━━━━━ SOURCE MATERIAL

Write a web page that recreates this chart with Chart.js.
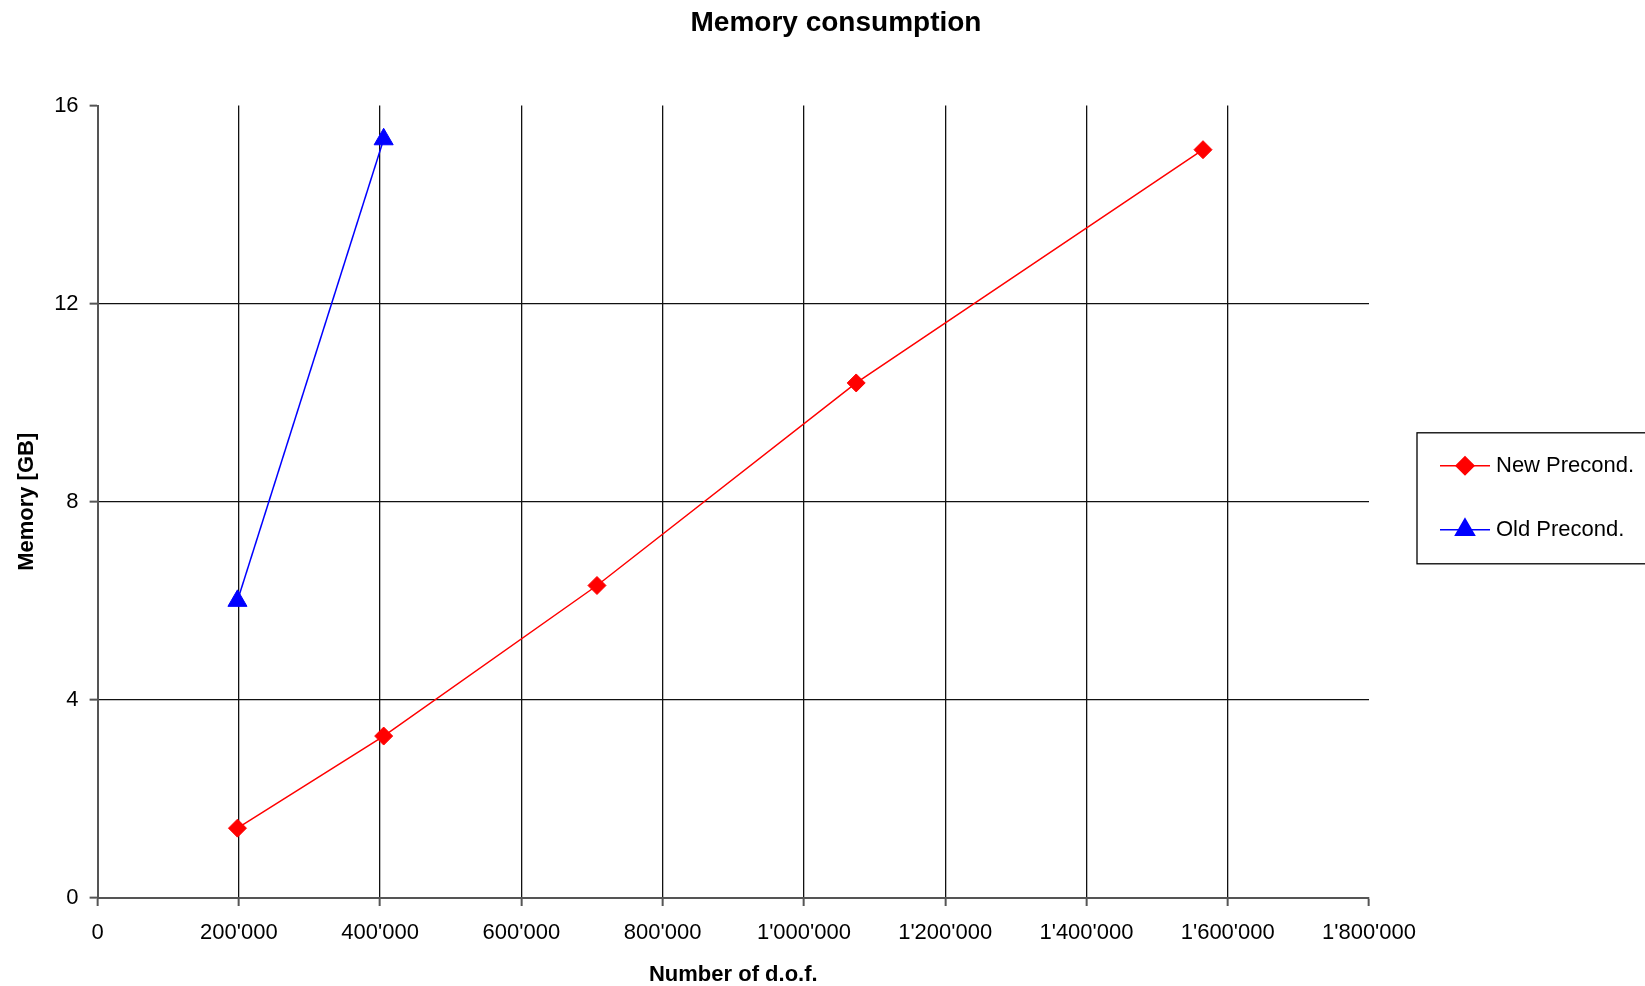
<!DOCTYPE html>
<html>
<head>
<meta charset="utf-8">
<title>Memory consumption</title>
<script src="https://cdn.jsdelivr.net/npm/chart.js@4.4.1/dist/chart.umd.min.js"></script>
<style>
  html, body { margin: 0; padding: 0; background: #fff; }
  #wrap { width: 1645px; height: 986px; }
</style>
</head>
<body>
<div id="wrap"><canvas id="memoryChart" width="1645" height="986"></canvas></div>
<script>
const seriesNames = ['New Precond.', 'Old Precond.'];
const newDof = [198000, 405000, 707000, 1074000, 1565000];
const newMemory = [1.41, 3.27, 6.31, 10.40, 15.11];
const oldDof = [198000, 405000];
const oldMemory = [6.0, 15.32];
const xTicks = [0, 200000, 400000, 600000, 800000, 1000000, 1200000, 1400000, 1600000, 1800000];
const yTicks = [0, 4, 8, 12, 16];

const FONT = "'Liberation Sans', Arial, sans-serif";

// 1'200'000 style, like the swiss excel sheet
function fmtDof(v) {
    return String(v).replace(/\B(?=(\d{3})+(?!\d))/g, "'");
}

const toPoints = (xs, ys) => xs.map((x, i) => ({ x: x, y: ys[i] }));

// old excel look: framed legend box, line with the marker on it
const boxedLegend = {
    id: 'boxedLegend',
    afterDraw(chart) {
        const ctx = chart.ctx;
        const area = chart.chartArea;
        const left = area.right + 48;
        const top = (area.top + area.bottom) / 2 - 69;
        ctx.save();
        ctx.strokeStyle = '#000';
        ctx.lineWidth = 1.3;
        ctx.strokeRect(left, top, 320, 131);
        chart.data.datasets.forEach((ds, i) => {
            const y = top + 33 + i * 64;
            ctx.strokeStyle = ds.borderColor;
            ctx.lineWidth = ds.borderWidth;
            ctx.beginPath();
            ctx.moveTo(left + 23, y);
            ctx.lineTo(left + 73, y);
            ctx.stroke();
            ctx.fillStyle = ds.backgroundColor;
            Chart.helpers.drawPoint(ctx, {
                pointStyle: ds.pointStyle,
                radius: ds.pointRadius,
                rotation: 0,
                borderWidth: 1
            }, left + 48, y);
            ctx.fillStyle = '#000';
            ctx.font = '22px ' + FONT;
            ctx.textAlign = 'left';
            ctx.textBaseline = 'middle';
            ctx.fillText(ds.label, left + 79, y);
        });
        ctx.restore();
    }
};

const gridColor = (edges) => (ctx) => {
    const v = ctx.tick ? ctx.tick.value : null;
    return edges.includes(v) ? 'rgba(0,0,0,0)' : '#111';
};

const ctx = document.getElementById('memoryChart').getContext('2d');
const memoryChart = new Chart(ctx, {
    type: 'line',
    data: {
        datasets: [{
            label: seriesNames[0],
            data: toPoints(newDof, newMemory),
            borderColor: '#ff0000',
            backgroundColor: '#ff0000',
            borderWidth: 1.5,
            pointStyle: 'rectRot',
            pointRadius: 9,
            pointBorderWidth: 1,
            tension: 0,
            fill: false
        }, {
            label: seriesNames[1],
            data: toPoints(oldDof, oldMemory),
            borderColor: '#0000ff',
            backgroundColor: '#0000ff',
            borderWidth: 1.5,
            pointStyle: 'triangle',
            pointRadius: 11,
            pointBorderWidth: 1,
            tension: 0,
            fill: false
        }]
    },
    options: {
        responsive: false,
        animation: false,
        layout: { padding: { left: 27, right: 0, top: 0, bottom: 0 } },
        plugins: {
            legend: { display: false },
            tooltip: { enabled: false },
            title: {
                display: true,
                text: 'Memory consumption',
                color: '#000',
                font: { family: FONT, size: 28, weight: 'bold', lineHeight: 1.2 },
                padding: { top: 6, bottom: 66 }
            }
        },
        scales: {
            x: {
                type: 'linear',
                min: 0,
                max: 1800000,
                afterBuildTicks: (s) => { s.ticks = xTicks.map(v => ({ value: v })); },
                afterFit: (s) => { s.height = 88; },
                grid: {
                    color: gridColor([0, 1800000]),
                    lineWidth: 1.3,
                    tickLength: 8,
                    tickColor: '#555',
                    tickWidth: 2
                },
                border: { color: '#555', width: 2 },
                ticks: {
                    color: '#000',
                    padding: 14,
                    maxRotation: 0,
                    autoSkip: false,
                    font: { family: FONT, size: 22 },
                    callback: (v) => fmtDof(v)
                },
                title: {
                    display: true,
                    text: 'Number of d.o.f.',
                    color: '#000',
                    font: { family: FONT, size: 22, weight: 'bold', lineHeight: 1 },
                    padding: { top: 0, bottom: 0 }
                }
            },
            y: {
                min: 0,
                max: 16,
                afterBuildTicks: (s) => { s.ticks = yTicks.map(v => ({ value: v })); },
                afterFit: (s) => { s.width = 70.6; },
                grid: {
                    color: gridColor([0, 16]),
                    lineWidth: 1.3,
                    tickLength: 8,
                    tickColor: '#555',
                    tickWidth: 2
                },
                border: { color: '#555', width: 2 },
                ticks: {
                    color: '#000',
                    padding: 11,
                    font: { family: FONT, size: 22 }
                },
                title: {
                    display: true,
                    text: 'Memory [GB]',
                    color: '#000',
                    font: { family: FONT, size: 22, weight: 'bold', lineHeight: 1.2 },
                    padding: { top: -13, bottom: 0 }
                }
            },
            // empty right axis, only reserves the room where the legend box sits
            legendRoom: {
                position: 'right',
                display: true,
                afterFit: (s) => { s.width = 276; },
                grid: { display: false },
                border: { display: false },
                ticks: { display: false }
            }
        }
    },
    plugins: [boxedLegend]
});
</script>
</body>
</html>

━━━━━━━━━━

YOUR GOAL:
Transcribe the material exactly, keeping every word and none of the pictures.

COMPLETE OUTPUT:
Write a web page that recreates this chart with Chart.js.
<!DOCTYPE html>
<html>
<head>
<meta charset="utf-8">
<title>Memory consumption</title>
<script src="https://cdn.jsdelivr.net/npm/chart.js@4.4.1/dist/chart.umd.min.js"></script>
<style>
  html, body { margin: 0; padding: 0; background: #fff; }
  #wrap { width: 1645px; height: 986px; }
</style>
</head>
<body>
<div id="wrap"><canvas id="memoryChart" width="1645" height="986"></canvas></div>
<script>
const seriesNames = ['New Precond.', 'Old Precond.'];
const newDof = [198000, 405000, 707000, 1074000, 1565000];
const newMemory = [1.41, 3.27, 6.31, 10.40, 15.11];
const oldDof = [198000, 405000];
const oldMemory = [6.0, 15.32];
const xTicks = [0, 200000, 400000, 600000, 800000, 1000000, 1200000, 1400000, 1600000, 1800000];
const yTicks = [0, 4, 8, 12, 16];

const FONT = "'Liberation Sans', Arial, sans-serif";

// 1'200'000 style, like the swiss excel sheet
function fmtDof(v) {
    return String(v).replace(/\B(?=(\d{3})+(?!\d))/g, "'");
}

const toPoints = (xs, ys) => xs.map((x, i) => ({ x: x, y: ys[i] }));

// old excel look: framed legend box, line with the marker on it
const boxedLegend = {
    id: 'boxedLegend',
    afterDraw(chart) {
        const ctx = chart.ctx;
        const area = chart.chartArea;
        const left = area.right + 48;
        const top = (area.top + area.bottom) / 2 - 69;
        ctx.save();
        ctx.strokeStyle = '#000';
        ctx.lineWidth = 1.3;
        ctx.strokeRect(left, top, 320, 131);
        chart.data.datasets.forEach((ds, i) => {
            const y = top + 33 + i * 64;
            ctx.strokeStyle = ds.borderColor;
            ctx.lineWidth = ds.borderWidth;
            ctx.beginPath();
            ctx.moveTo(left + 23, y);
            ctx.lineTo(left + 73, y);
            ctx.stroke();
            ctx.fillStyle = ds.backgroundColor;
            Chart.helpers.drawPoint(ctx, {
                pointStyle: ds.pointStyle,
                radius: ds.pointRadius,
                rotation: 0,
                borderWidth: 1
            }, left + 48, y);
            ctx.fillStyle = '#000';
            ctx.font = '22px ' + FONT;
            ctx.textAlign = 'left';
            ctx.textBaseline = 'middle';
            ctx.fillText(ds.label, left + 79, y);
        });
        ctx.restore();
    }
};

const gridColor = (edges) => (ctx) => {
    const v = ctx.tick ? ctx.tick.value : null;
    return edges.includes(v) ? 'rgba(0,0,0,0)' : '#111';
};

const ctx = document.getElementById('memoryChart').getContext('2d');
const memoryChart = new Chart(ctx, {
    type: 'line',
    data: {
        datasets: [{
            label: seriesNames[0],
            data: toPoints(newDof, newMemory),
            borderColor: '#ff0000',
            backgroundColor: '#ff0000',
            borderWidth: 1.5,
            pointStyle: 'rectRot',
            pointRadius: 9,
            pointBorderWidth: 1,
            tension: 0,
            fill: false
        }, {
            label: seriesNames[1],
            data: toPoints(oldDof, oldMemory),
            borderColor: '#0000ff',
            backgroundColor: '#0000ff',
            borderWidth: 1.5,
            pointStyle: 'triangle',
            pointRadius: 11,
            pointBorderWidth: 1,
            tension: 0,
            fill: false
        }]
    },
    options: {
        responsive: false,
        animation: false,
        layout: { padding: { left: 27, right: 0, top: 0, bottom: 0 } },
        plugins: {
            legend: { display: false },
            tooltip: { enabled: false },
            title: {
                display: true,
                text: 'Memory consumption',
                color: '#000',
                font: { family: FONT, size: 28, weight: 'bold', lineHeight: 1.2 },
                padding: { top: 6, bottom: 66 }
            }
        },
        scales: {
            x: {
                type: 'linear',
                min: 0,
                max: 1800000,
                afterBuildTicks: (s) => { s.ticks = xTicks.map(v => ({ value: v })); },
                afterFit: (s) => { s.height = 88; },
                grid: {
                    color: gridColor([0, 1800000]),
                    lineWidth: 1.3,
                    tickLength: 8,
                    tickColor: '#555',
                    tickWidth: 2
                },
                border: { color: '#555', width: 2 },
                ticks: {
                    color: '#000',
                    padding: 14,
                    maxRotation: 0,
                    autoSkip: false,
                    font: { family: FONT, size: 22 },
                    callback: (v) => fmtDof(v)
                },
                title: {
                    display: true,
                    text: 'Number of d.o.f.',
                    color: '#000',
                    font: { family: FONT, size: 22, weight: 'bold', lineHeight: 1 },
                    padding: { top: 0, bottom: 0 }
                }
            },
            y: {
                min: 0,
                max: 16,
                afterBuildTicks: (s) => { s.ticks = yTicks.map(v => ({ value: v })); },
                afterFit: (s) => { s.width = 70.6; },
                grid: {
                    color: gridColor([0, 16]),
                    lineWidth: 1.3,
                    tickLength: 8,
                    tickColor: '#555',
                    tickWidth: 2
                },
                border: { color: '#555', width: 2 },
                ticks: {
                    color: '#000',
                    padding: 11,
                    font: { family: FONT, size: 22 }
                },
                title: {
                    display: true,
                    text: 'Memory [GB]',
                    color: '#000',
                    font: { family: FONT, size: 22, weight: 'bold', lineHeight: 1.2 },
                    padding: { top: -13, bottom: 0 }
                }
            },
            // empty right axis, only reserves the room where the legend box sits
            legendRoom: {
                position: 'right',
                display: true,
                afterFit: (s) => { s.width = 276; },
                grid: { display: false },
                border: { display: false },
                ticks: { display: false }
            }
        }
    },
    plugins: [boxedLegend]
});
</script>
</body>
</html>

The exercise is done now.